North Korea crisis in 300 words

Image from North Korean media of four missile launches on 7 March 2017 Image copyright Reuters

After a historic summit between the US and North Korea, here's an overview of a saga that has at times threatened nuclear war.

Why did North Korea develop nuclear weapons?

The Korean peninsula was divided after World War Two and the North developed into a Stalinesque authoritarian system.

Isolated globally, it saw nuclear weapons as its only deterrent against a world it believed was seeking to destroy it.

Could it carry out a nuclear attack?

North Korea has carried out six nuclear tests. One, it says, was a hydrogen bomb.

It claims, though this remains unverified, to have developed a nuclear bomb small enough to be carried by long-range missile.

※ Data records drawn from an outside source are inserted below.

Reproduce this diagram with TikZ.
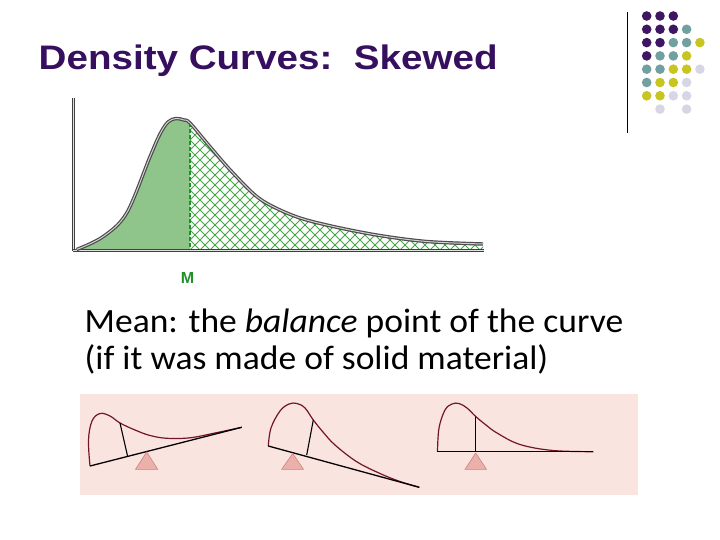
\documentclass[tikz,border=0pt]{standalone}
\usepackage{fontspec}
\setmainfont{Carlito}
\newfontfamily\titlefont{Liberation Sans}
\definecolor{titlepurple}{RGB}{55,15,95}
\definecolor{dotP}{RGB}{62,22,98}
\definecolor{dotT}{RGB}{112,160,160}
\definecolor{dotY}{RGB}{200,196,32}
\definecolor{dotL}{RGB}{214,214,230}
\definecolor{areagreen}{RGB}{143,196,138}
\definecolor{hatchgreen}{RGB}{70,165,70}
\definecolor{mgreen}{RGB}{30,145,40}
\definecolor{panelpink}{RGB}{250,228,224}
\definecolor{maroon}{RGB}{115,20,45}
\definecolor{fulcrum}{RGB}{236,176,170}
\definecolor{fulcrumedge}{RGB}{205,130,125}
\tikzset{
  dotstyle/.style={circle,inner sep=0pt,minimum size=9.6pt},
  axisline/.style={draw=black!75,double=black!12,double distance=0.9pt,line width=0.9pt},
  curveline/.style={draw=black!70,double=black!18,double distance=1pt,line width=1.2pt},
  hatch/.style={hatchgreen,line width=1pt},
  beam/.style={black,line width=1.3pt},
  meanline/.style={black,line width=1.1pt},
  skew/.style={maroon,line width=1.2pt},
  fulc/.style={fill=fulcrum,draw=fulcrumedge,line width=0.6pt},
  bodytext/.style={anchor=base west,inner sep=0pt,font=\fontsize{34}{40}\selectfont,xscale=1.045},
}
\begin{document}
\begin{tikzpicture}[x=1pt,y=-1pt]
\useasboundingbox (0,0) rectangle (720,540);
\fill[white] (0,0) rectangle (720,540);

% title
\node[anchor=base west,inner sep=0pt,font=\titlefont\bfseries\fontsize{34}{40}\selectfont,text=titlepurple,xscale=1.135] (title) at (38.5,70) {Density Curves:\ \ Skewed};

% decorative bar and dots
\draw[black,line width=1pt] (627,12) -- (627,133);
\def\rowdots#1#2{%
  \foreach \c/\col in {#2} {\node[dotstyle,fill=\col] at ({646.7+13.3*\c},{#1}) {};}}
\rowdots{16}{0/dotP,1/dotP,2/dotP}
\rowdots{29.3}{0/dotP,1/dotP,2/dotP,3/dotT}
\rowdots{42.6}{0/dotP,1/dotP,2/dotT,3/dotT,4/dotY}
\rowdots{55.9}{0/dotP,1/dotT,2/dotT,3/dotY}
\rowdots{69.2}{0/dotT,1/dotT,2/dotY,3/dotY,4/dotL}
\rowdots{82.5}{0/dotT,1/dotY,2/dotY,3/dotL}
\rowdots{95.8}{0/dotY,1/dotY,2/dotL,3/dotL}
\rowdots{109.1}{1/dotL,3/dotL}

% density curve
\def\curvepath{plot[smooth,tension=0.55] coordinates {(76.7,249.5) (103,236.7) (126.7,213) (150,156.7) (160,134) (168,122) (176,118.5) (184,120) (190,123) (210,146.7) (233,173) (260,199) (293,215.5) (326.7,225) (376.7,235) (426.7,241.5) (483,244)}}
\begin{scope}
  \clip (73,90) rectangle (190,250);
  \fill[areagreen] \curvepath -- (483,250) -- (76.7,250) -- cycle;
\end{scope}
\begin{scope}
  \clip (190,90) rectangle (483,250);
  \clip \curvepath -- (483,250) -- (76.7,250) -- cycle;
  \foreach \i in {-100,-90,...,500} {
    \draw[hatch] (\i,250) -- ++(170,-170);
    \draw[hatch] (\i,250) -- ++(-170,-170);
  }
\end{scope}
\draw[mgreen,line width=1.3pt,dash pattern=on 4pt off 2pt] (190,123) -- (190,250);
\draw[axisline] (73.5,98) -- (73.5,250.5);
\draw[axisline] (73,250.5) -- (484,250.5);
\draw[curveline] \curvepath;
\node[font=\titlefont\bfseries\fontsize{16}{18}\selectfont,text=mgreen,inner sep=0pt] (mlabel) at (187.5,277.5) {M};

% text
\node[bodytext] (line1) at (84.5,332) {Mean: the \textit{balance} point of the curve};
\node[bodytext] (line2) at (84.5,369.5) {(if it was made of solid material)};

% balance panel
\fill[panelpink] (80,394) rectangle (638,495);

% diagram 1
\draw[skew] plot[smooth,tension=0.6] coordinates {(90,466) (88.5,440) (92,421) (100,413.5) (110,416) (120,423) (135,430) (150,435.5) (167,438.3) (190,437.8) (215,433) (241.7,427.3)};
\draw[meanline] (120,423) -- (127.7,456.7);
\draw[beam] (90,466) -- (241.7,427.3);
\draw[fulc] (146.7,452) -- (157.7,469.3) -- (135.5,469.3) -- cycle;

% diagram 2
\draw[skew] plot[smooth,tension=0.6] coordinates {(268.3,446) (271,428) (280,411) (289,404) (297,403.5) (305,408) (313.3,420) (323,432) (335,445) (356.7,461.7) (380,473.5) (400,481.5) (419.3,487.3)};
\draw[meanline] (313.3,420) -- (306.7,455);
\draw[beam] (268.3,446) -- (419.3,487.3);
\draw[fulc] (292.7,453.5) -- (303.5,469.3) -- (281.7,469.3) -- cycle;

% diagram 3
\draw[skew] plot[smooth,tension=0.6] coordinates {(437.5,451.7) (439,428) (445,410) (452,404) (459,403.5) (467,408) (475.7,416.5) (486,425) (497,433) (520,444.5) (553,450.5) (593.3,451.7)};
\draw[meanline] (475.7,416.5) -- (475.7,451.7);
\draw[beam] (437.3,451.7) -- (593.3,451.7);
\draw[fulc] (475.7,453) -- (486.5,469.3) -- (465,469.3) -- cycle;
\end{tikzpicture}
\end{document}
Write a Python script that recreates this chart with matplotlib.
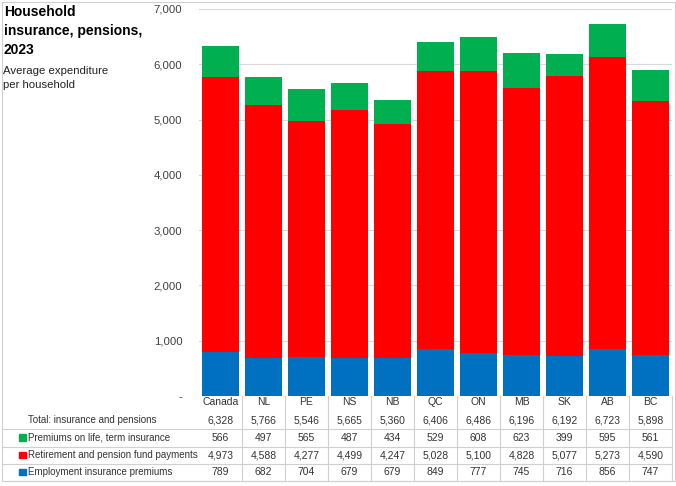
import matplotlib.pyplot as plt
import numpy as np

plt.rcParams['font.family'] = ['Liberation Sans', 'DejaVu Sans']

regions = ['Canada', 'NL', 'PE', 'NS', 'NB', 'QC', 'ON', 'MB', 'SK', 'AB', 'BC']
employment = [789, 682, 704, 679, 679, 849, 777, 745, 716, 856, 747]
retirement = [4973, 4588, 4277, 4499, 4247, 5028, 5100, 4828, 5077, 5273, 4590]
life = [566, 497, 565, 487, 434, 529, 608, 623, 399, 595, 561]
totals = [6328, 5766, 5546, 5665, 5360, 6406, 6486, 6196, 6192, 6723, 5898]

series = [
    ('Premiums on life, term insurance', life, '#00B050'),
    ('Retirement and pension fund payments', retirement, '#FF0000'),
    ('Employment insurance premiums', employment, '#0070C0'),
]

W, H = 676, 486
fig = plt.figure(figsize=(W / 100, H / 100), dpi=100)

# overlay in pixel coords for table, border and titles
ov = fig.add_axes([0, 0, 1, 1], zorder=0)
ov.set_xlim(0, W)
ov.set_ylim(H, 0)
ov.axis('off')

x0, x1 = 199, 672
y_top, y_bot = 9, 396
ax = fig.add_axes([x0 / W, 1 - y_bot / H, (x1 - x0) / W, (y_bot - y_top) / H], zorder=1)
ax.patch.set_alpha(0)

n = len(regions)
x = np.arange(n)
ax.bar(x, employment, 0.84, color='#0070C0', zorder=3)
ax.bar(x, retirement, 0.84, bottom=employment, color='#FF0000', zorder=3)
ax.bar(x, life, 0.84, bottom=np.array(employment) + np.array(retirement), color='#00B050', zorder=3)

ax.set_xlim(-0.5, n - 0.5)
ax.set_ylim(0, 7000)
yt = np.arange(0, 7001, 1000)
ax.set_yticks(yt)
ax.set_yticklabels(['-'] + [f'{v:,}' for v in yt[1:]], fontsize=8.2, color='#404040')
ax.tick_params(axis='y', length=0, pad=12)
ax.set_xticks([])
ax.grid(axis='y', color='#d9d9d9', linewidth=0.8, zorder=0)
for s in ax.spines.values():
    s.set_visible(False)

# titles
ov.text(4, 5, 'Household\ninsurance, pensions,\n2023', fontsize=10, fontweight='bold',
        va='top', ha='left', linespacing=1.45)
ov.text(3, 66, 'Average expenditure\nper household', fontsize=8.2, va='top', ha='left',
        linespacing=1.45, color='#222222')

# table
colw = (x1 - x0) / n
centers = [x0 + colw * (i + 0.5) for i in range(n)]
line_c = '#d0d0d0'
txt_c = '#333333'
row_y = [402, 420, 437.5, 455, 472]
for i, r in enumerate(regions):
    ov.text(centers[i], row_y[0], r, fontsize=7.5, ha='center', va='center', color=txt_c)
    ov.text(centers[i], row_y[1], f'{totals[i]:,}', fontsize=7.5, ha='center', va='center', color=txt_c)
ov.text(28, row_y[1], 'Total: insurance and pensions', fontsize=7, ha='left', va='center', color=txt_c)
for k, (name, vals, col) in enumerate(series):
    yy = row_y[k + 2]
    ov.add_patch(plt.Rectangle((19, yy - 3.2), 6.5, 6.5, color=col))
    ov.text(28.5, yy, name, fontsize=7, ha='left', va='center', color=txt_c)
    for i in range(n):
        ov.text(centers[i], yy, f'{vals[i]:,}', fontsize=7.5, ha='center', va='center', color=txt_c)

for yy in [429, 446.5, 463.5, 481]:
    ov.plot([2, x1], [yy, yy], color=line_c, lw=0.8)
for i in range(1, n + 1):
    xx = x0 + colw * i
    ov.plot([xx, xx], [y_bot, 481], color=line_c, lw=0.8)

# outer border
ov.plot([2, 2, W - 1, W - 1, 2], [2, 481, 481, 2, 2], color=line_c, lw=0.8)

fig.savefig('out.png', dpi=100)
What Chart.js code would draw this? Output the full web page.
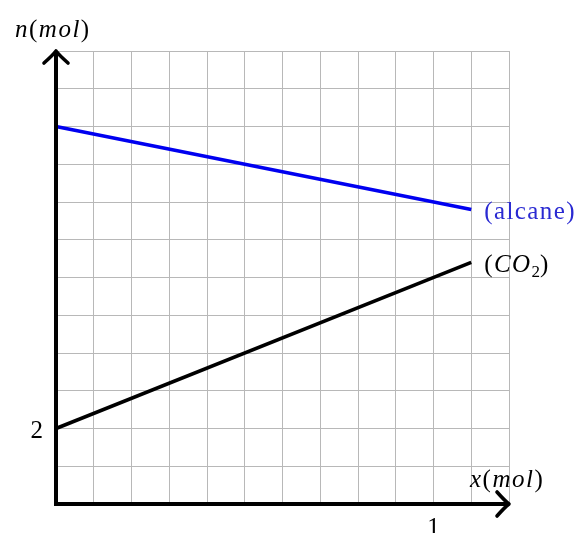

It also has a ballistic missile experts believe could reach the US, Pyongyang's main adversary.

In response the UN, the US and the EU have imposed tough sanctions.

Why did talks materialise?

Theoretically, North Korea was always open to negotiations.

But after months of sabre-rattling, it came as a surprise when Mr Kim said he was "open to dialogue" in January 2018.

Mr Trump then proved willing to ignore the pre-talk conditions past presidents have imposed.

When China backed sanctions, that further pressurised Pyongyang - though the North insists they weren't decisive.

A new era?

In April the Koreas' two leaders met and agreed to find a way to end the Korean War. They said they would "denuclearise the peninsula" - without agreeing what that meant.

Pyongyang ordered a halt to tests, freed US detainees and destroyed its nuclear research site.

Then on 12 June, Mr Trump became the first sitting president to meet a North Korean leader.

At their Singapore summit, Mr Kim reiterated his commitment to denuclearisation.

But observers said the document the pair signed did not explain the details.

Previous attempts to negotiate aid-for-disarmament deals have failed.